Conservatives are urging Seoul to consider pulling out of the agreement, which they claim restrains South Korea’s defense capabilities by limiting military exercises and reconnaissance activities. 

“We should declare the scrapping of the military agreement if North Korea carries out a seventh nuclear weapon test,” Ruling People Power Party (PPP) interim leader Rep. Chung Jin-suk wrote on Facebook on Friday, a day after the North deployed 12 military aircraft for an air strike drill.

“If we destroy the pact, our military’s flight boundaries and firing exercise zones in the East and West seas will expand, bolstering our capabilities in surveilling North Korea and deterrence firepower,” Chung added. 

Korea Times

You can read more at the link.

Activist Continues to Launch Propaganda Balloons into North Korea

Park Sang-hak is taking advantage of the change in government in South Korea to ramp up his balloon launch activities again after being largely silenced by the previous Moon administration:

An activist said he has again flown huge balloons carrying COVID-19 relief items and an anti-North Korea placard across the tense inter-Korean border, despite the North’s recent warning of a deadly attack over his activities.

Park Sang-hak, a North Korean defector-turned-activist, said the 20 balloons launched from a South Korean border town on Sunday carried 20,000 masks and tens of thousands of Tylenol and Vitamin C tablets.

He said one of the balloons carried a placard with a message that reads “Let’s eradicate Kim Jong Un and (his sister) Kim Yo Jong,” along with their photos.

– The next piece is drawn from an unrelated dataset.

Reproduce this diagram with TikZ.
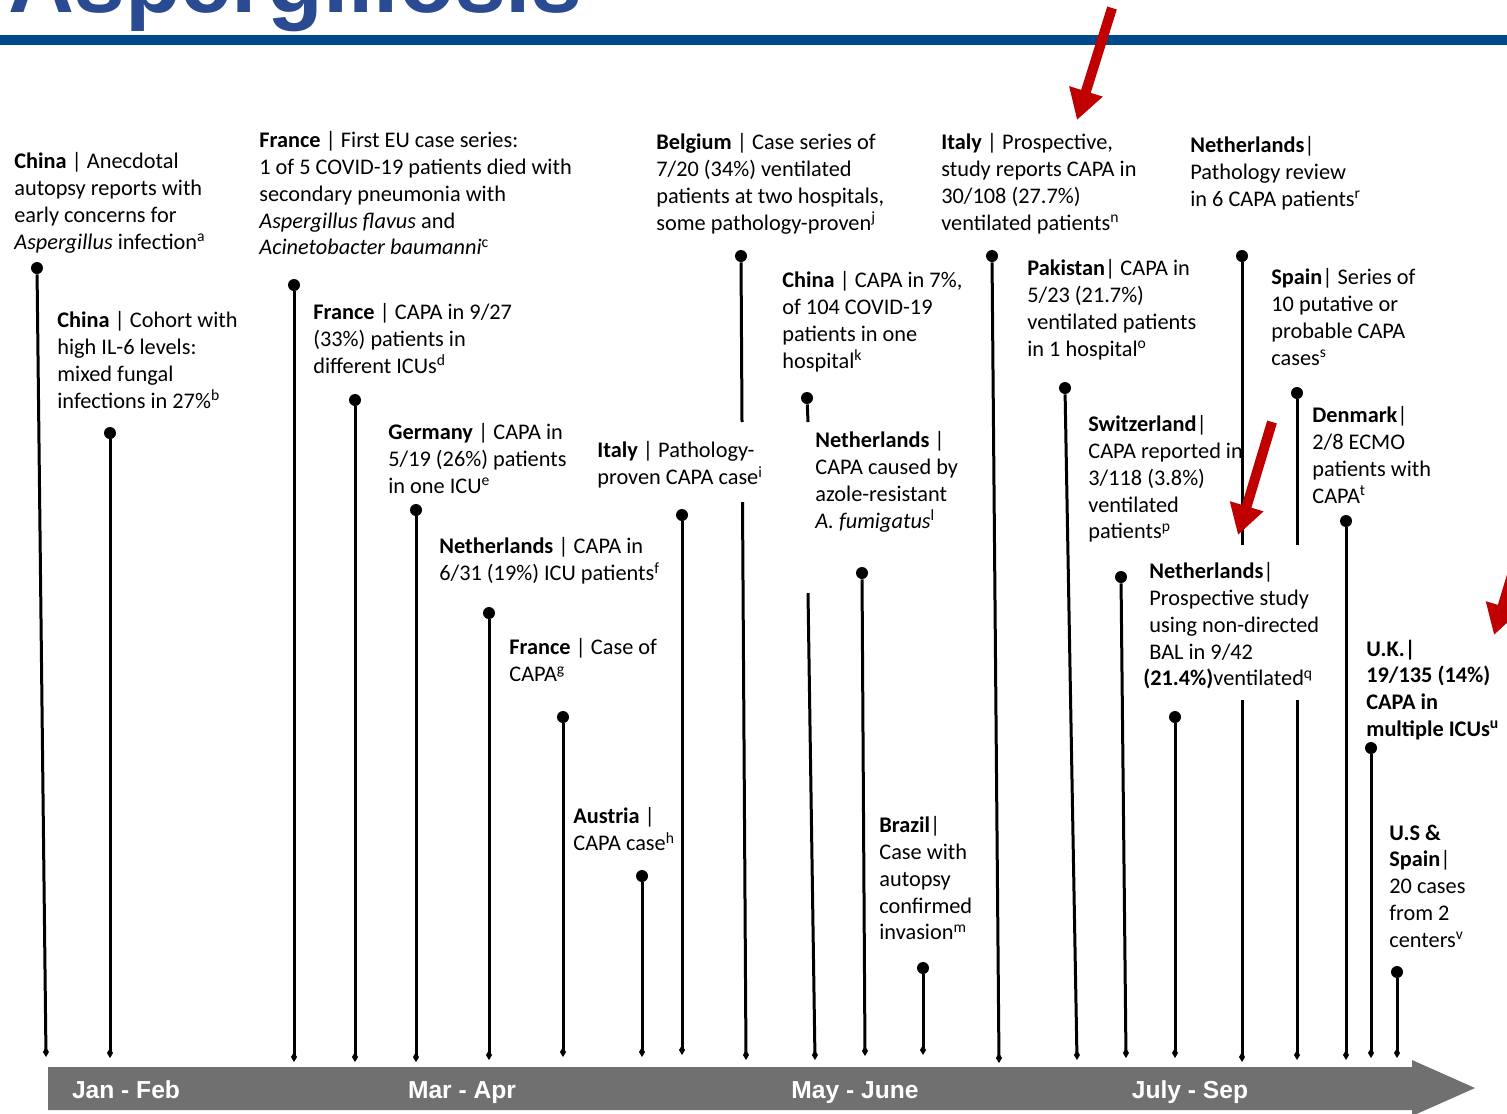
\documentclass[tikz,border=0pt]{standalone}
\usepackage{fontspec}
\setmainfont{Carlito}
\newfontfamily\headfont{Liberation Sans}
\usetikzlibrary{arrows.meta}
\definecolor{titleblue}{RGB}{42,75,145}
\definecolor{ruleblue}{RGB}{0,74,140}
\definecolor{bandgray}{RGB}{112,112,112}
\definecolor{arrowred}{RGB}{192,0,0}

\begin{document}
\begin{tikzpicture}[x=0.02cm,y=-0.02cm,
evtext/.style={anchor=north west,align=left,inner sep=0pt,yshift=-0.07cm,font=\fontsize{12.7}{15.2}\selectfont},
evdot/.style={circle,fill=black,inner sep=0pt,minimum size=0.24cm},
evline/.style={line width=0.06cm,-{Diamond[length=0.2cm,width=0.12cm]}},
evstub/.style={line width=0.06cm},
redarrow/.style={arrowred,line width=0.2cm,-{Triangle[length=0.6cm,width=0.66cm]}},
bandlabel/.style={anchor=base,inner sep=0pt,text=white,font=\headfont\bfseries\fontsize{14}{16}\selectfont}]
\useasboundingbox (0,0) rectangle (1507,1113);
\node[anchor=base west,inner sep=0pt,text=titleblue,font=\headfont\bfseries\fontsize{52}{60}\selectfont] (title) at (8,12) {Aspergillosis};
\fill[ruleblue] (0,35) rectangle (1507,45);

\fill[bandgray] (48,1067) -- (1412,1067) -- (1412,1060) -- (1475,1088) -- (1412,1116) -- (1412,1110) -- (48,1110) -- cycle;
\node[bandlabel] (janfeb) at (126,1098) {Jan - Feb};
\node[bandlabel] (marapr) at (462,1098) {Mar - Apr};
\node[bandlabel] (mayjune) at (855,1098) {May - June};
\node[bandlabel] (julysep) at (1190,1098) {July - Sep};

\foreach \n/\xa/\ya/\xb/\yb in {1/37/268/46/1057, 2/110/433/110/1058, 3/294/285/294/1062, 4/355/400/355/1062, 5/416/510/416/1062, 6/489/613/489/1060, 7/563/717/563/1057, 8/642/876/642/1057, 9/682/515/682/1055, 12/862/573/865/1056, 13/923/968/923/1055, 14/992/256/999/1063, 15/1065/388/1077/1060, 16/1121/577/1126/1058, 17/1175/717/1175/1058, 20/1346/521/1346/1060, 21/1371/748/1371/1058, 22/1397/972/1397/1058} {
\node[evdot] (d\n) at (\xa,\ya) {};
\coordinate (e\n) at (\xb,\yb);
\draw[evline] (d\n) -- (e\n);
}

\foreach \n/\xa/\ya/\xb/\yb/\ga/\gb/\gc/\gd in {10/741/256/746/1060/742/422/742.5/502, 11/807/398/815/1060/808/422/808/593, 18/1242/256/1242/1062/1242/545/1242/700, 19/1297/393/1297/1060/1297/545/1297/700} {
\node[evdot] (d\n) at (\xa,\ya) {};
\coordinate (e\n) at (\xb,\yb);
\coordinate (g\n a) at (\ga,\gb);
\coordinate (g\n b) at (\gc,\gd);
\draw[evstub] (d\n) -- (g\n a);
\draw[evline] (g\n b) -- (e\n);
}

\node[evtext] (chinaA) at (14,149) {\textbf{China} | Anecdotal\\autopsy reports with\\early concerns for\\\textit{Aspergillus} infection\textsuperscript{a}};
\node[evtext] (chinaB) at (57,308) {\textbf{China} | Cohort with\\high IL-6 levels:\\mixed fungal\\infections in 27\%\textsuperscript{b}};
\node[evtext] (franceA) at (259,128) {\textbf{France} | First EU case series:\\1 of 5 COVID-19 patients died with\\secondary pneumonia with\\\textit{Aspergillus flavus} and\\\textit{Acinetobacter baumanni}\textsuperscript{c}};
\node[evtext] (franceB) at (313,300) {\textbf{France} | CAPA in 9/27\\(33\%) patients in\\different ICUs\textsuperscript{d}};
\node[evtext] (germany) at (388,420) {\textbf{Germany} | CAPA in\\5/19 (26\%) patients\\in one ICU\textsuperscript{e}};
\node[evtext] (nethA) at (439,534) {\textbf{Netherlands} | CAPA in\\6/31 (19\%) ICU patients\textsuperscript{f}};
\node[evtext] (franceC) at (509,635) {\textbf{France} | Case of\\CAPA\textsuperscript{g}};
\node[evtext] (austria) at (573,804) {\textbf{Austria} |\\CAPA case\textsuperscript{h}};
\node[evtext] (italyA) at (597,438) {\textbf{Italy} | Pathology-\\proven CAPA case\textsuperscript{i}};
\node[evtext] (belgium) at (656,130) {\textbf{Belgium} | Case series of\\7/20 (34\%) ventilated\\patients at two hospitals,\\some pathology-proven\textsuperscript{j}};
\node[evtext] (chinaC) at (782,268) {\textbf{China} | CAPA in 7\%,\\of 104 COVID-19\\patients in one\\hospital\textsuperscript{k}};
\node[evtext] (nethB) at (815,428) {\textbf{Netherlands} |\\CAPA caused by\\azole-resistant\\\textit{A. fumigatus}\textsuperscript{l}};
\node[evtext] (brazil) at (879,813) {\textbf{Brazil}|\\Case with\\autopsy\\confirmed\\invasion\textsuperscript{m}};
\node[evtext] (italyB) at (941,130) {\textbf{Italy} | Prospective,\\study reports CAPA in\\30/108 (27.7\%)\\ventilated patients\textsuperscript{n}};
\node[evtext] (pakistan) at (1027,256) {\textbf{Pakistan}| CAPA in\\5/23 (21.7\%)\\ventilated patients\\in 1 hospital\textsuperscript{o}};
\node[evtext] (switzerland) at (1088,412) {\textbf{Switzerland}|\\CAPA reported in\\3/118 (3.8\%)\\ventilated\\patients\textsuperscript{p}};
\node[evtext] (nethC) at (1149,559) {\textbf{Netherlands}|\\Prospective study\\using non-directed\\BAL in 9/42\\\hspace*{-0.12cm}\textbf{(21.4\%)}ventilated\textsuperscript{q}};
\node[evtext] (nethD) at (1190,133) {\textbf{Netherlands}|\\Pathology review\\in 6 CAPA patients\textsuperscript{r}};
\node[evtext] (spainA) at (1271,265) {\textbf{Spain}| Series of\\10 putative or\\probable CAPA\\cases\textsuperscript{s}};
\node[evtext] (denmark) at (1312,403) {\textbf{Denmark}|\\2/8 ECMO\\patients with\\CAPA\textsuperscript{t}};
\node[evtext,font=\fontsize{12.7}{15.2}\selectfont\bfseries] (uk) at (1366,636) {U.K.|\\19/135 (14\%)\\CAPA in\\multiple ICUs\textsuperscript{u}};
\node[evtext] (usspain) at (1389,821) {\textbf{U.S \&}\\\textbf{Spain}|\\20 cases\\from 2\\centers\textsuperscript{v}};

\coordinate (ra1) at (1112,8);
\coordinate (rb1) at (1077,120);
\coordinate (ra2) at (1272,422);
\coordinate (rb2) at (1238,535);
\coordinate (ra3) at (1528,522);
\coordinate (rb3) at (1494,635);
\foreach \k in {1,2,3} {
\draw[redarrow] (ra\k) -- (rb\k);
}
\end{tikzpicture}
\end{document}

He said no other propaganda statements were carried by the balloons.

For years, Park has floated helium-filled balloons with numerous, small anti-Pyongyang leaflets with harsh criticism of the Kim family’s authoritarian rule in North Korea. But he’s recently changed his cargo to masks and other health products amid the COVID-19 pandemic.

Stars & Stripes

You can read more at the link.

Poll Shows that Majority of South Koreans Not Concerned By North Korean Threats

The findings from this poll are easy to believe because from my experience as well, many South Koreans have just become numb to the North Korean threat:

A Hwasong-17 intercontinental ballistic missile (ICBM) is launched from Pyongyang International Airport on March 25. [YONHAP]
A Hwasong-17 intercontinental ballistic missile (ICBM) is launched from Pyongyang International Airport on March 25. [YONHAP]

Almost thirty years, more than a hundred missile launches and six nuclear weapons tests later, Pyongyang’s state media still issues apocalyptic threats to “completely annihilate” Seoul — but South Koreans appear to tune them out, while South Korean military officials respond to every North Korean provocation with the now predictable refrain: “Our military maintains a constant state of readiness.”  
   
So are South Koreans genuinely not concerned about North Korea — and are they confident they will be protected should the unthinkable happen?  
   
   
Do South Koreans even think about North Korea?   
   
On the surface, South Koreans appear less concerned about what goes on north of the DMZ and more preoccupied with domestic issues, like those surrounding real estate policy and the economy.  
   
Despite a flurry of North Korean missile tests in the lead-up to the March presidential election, two out of three South Koreans surveyed in a Feb. 3-4 poll of 1,006 adults by the Korea Society Opinion Institute (KSOI) and the Kukmin Ilbo newspaper said the North Korean missile launches over the previous month would not influence their choice for the country’s next president.  
   
“Who has time to worry about North Korea? I think we’re all just busy trying to make ends meet,” said Lee Young-sun, a 50-year-old restaurant chef, when asked about how often she thinks about North Korea.  
   
Lee, who described herself as politically apathetic, said, “If I have to pick one issue that I thought about during the election, it would be unemployment and real estate prices.”  
   
Kim Dong-min, a 28-year-old IT worker, described a similar set of priorities. “I was worried mostly about economic policy during the lead-up to the presidential elections,” he said, adding that “things have been tough for millennials.”